Cartan. Hoje chamamos a
estrutura desenvolvida por Grassmann de álgebra exterior ou
álgebra de Grassmann. É oportuno salientarmos que o
sistema de
Grassmann não se limita apenas a um espaço
tridimensional,
sendo aplicável a espaços de um número
arbitrário de
dimensões.
Dentre as raras exceções para quem o trabalho de Grassmann não passou desapercebido na sua época foi W. Clifford. Antes de mencionarmos o trabalho de Clifford, devemos observar que também no ano de 1844 o então mais do que famoso W. Hamilton havia publicado um sistema que denominou quatérnions, que consistem em uma generalização dos números complexos, que por sua vez são um generalização do conceito de números reais. Os quatérnions se mostraram ser objetos extremamente adequados para descrevermos operações no espaço tridimensional tais como rotações. Agora, em 1878 Clifford publicou um trabalho onde ele mostrou como unificar em uma única estrutura os sistemas de Grassmann e de Hamilton. Mais ainda, aproveitando a estrutura muito geral da álgebra de Grassmann, o sistema de Clifford permite generalizarmos o sistema dos quatérnions de Hamilton. A denominação original de Clifford para esta estrutura foi álgebra geométrica, mas hoje a denominamos álgebra de Clifford.
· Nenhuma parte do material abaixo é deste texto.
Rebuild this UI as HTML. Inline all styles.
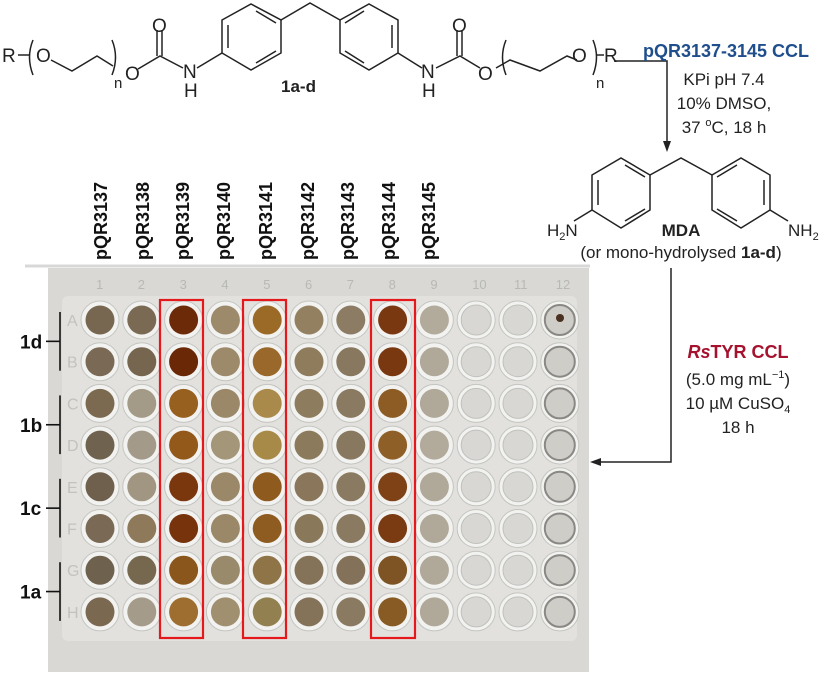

Um fato muito importante acerca das álgebras de Clifford é que dentro delas aparecem objetos chamados "spinores" que seriam utilizados quase 50 anos depois por W. Pauli e P. Dirac para descreverem a chamada matéria fermiônica, em particular elétrons. Cada vez mais em Matemática os conceitos geométricos são generalizados de modo a incluir objetos que dificilmente imaginaríamos que poderiam ser estudados segundo o ponto de vista da Geometria. Existem formas de geometria muito mais gerais do que a que estavamos pensando acima, que denominamos geometria ortogonal. Existe, por exemplo, a chamada geometria simplética. Nesse caso também há uma estrutura algébrica apropriada no sentido de uma álgebra geométrica como discutimos acima. De qualquer forma, as geometrias e as operações geométricas que muitas vezes temos em mente são muito mais complexas do que as discutidas acima, e nesse caso a sua transcrição em termos algébricos se faz fundamental e necessária (como, por exemplo, no caso da geometria não-comutativa).